NYC Protests police shootings News

| 11 Jul 2016 | 03:12

Hundreds of demonstrators marched through the streets of New York last week in a third night of protests against shootings of black men by police officers in Louisiana and Minnesota.

The protesters marched up Broadway from lower Manhattan, paused for speeches in Union Square, then marched to Times Square and around midtown.

As many as 1,000 people joined the protest, but many left when it started raining late Saturday night.

Police officers marched alongside the protesters and tried to keep them on the sidewalk by playing a recorded announcement warning them that they risked arrest if they stayed in the street. A police spokesman said there were at least 20 arrests.

Zayanahla Vines, a nephew of Delrawn Small, who was shot to death by an off-duty officer in Brooklyn during a road-rage incident Monday, choked back tears before kicking off the march.

“My uncle was killed in cold blood by somebody who was wearing a badge and that man’s still walking free today,” Vines said.

He added, “This is about black people in America, this is not about me. This is not about any of us as an individual.”

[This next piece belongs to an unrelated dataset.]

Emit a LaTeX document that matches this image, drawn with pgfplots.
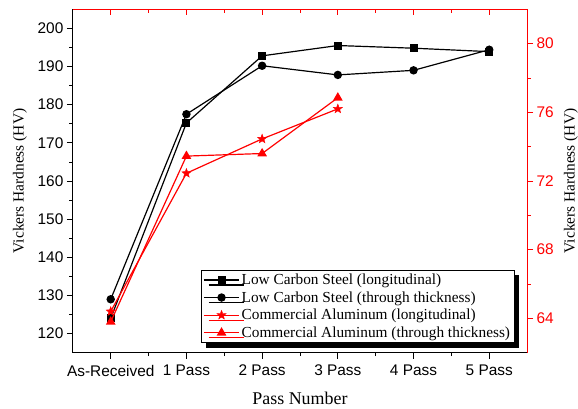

New York state Attorney General Eric Schneiderman announced that he will investigate the death of Small, who was black, as were the men fatally shot by police officers in Baton Rouge and a suburb of Minneapolis.

Protester Cynthia Howell said she wants to see accountability for police misconduct.

“We are not against the police, but we want accountability and we want justice,” said Howell, a niece of Alberta Spruill, who died of a heart attack in 2003 after police threw a concussion grenade into her Harlem apartment during a mistaken raid. “We want those who do reckless, dangerous things held accountable.”

Danny Salk, a filmmaker from Brooklyn, brought his two young daughters, Indigo Hubbard-Salk, 10, and Cypris Hubbard-Salk, 14, to the protest.

“I came out to protest the killing of black people by cops and racism in general,” Salk said. “I think it’s time we stopped racism.”

He said his daughters were the ones who inspired him to come.

“They’re the activists. They said it’s very important that we go,” he said. “It’s very empowering to stand in the street and chant and practice democracy. This is the only way we’re going to wake people up.”

Saturday’s protest against police killings followed demonstrations on Thursday and Friday in New York City and around the country.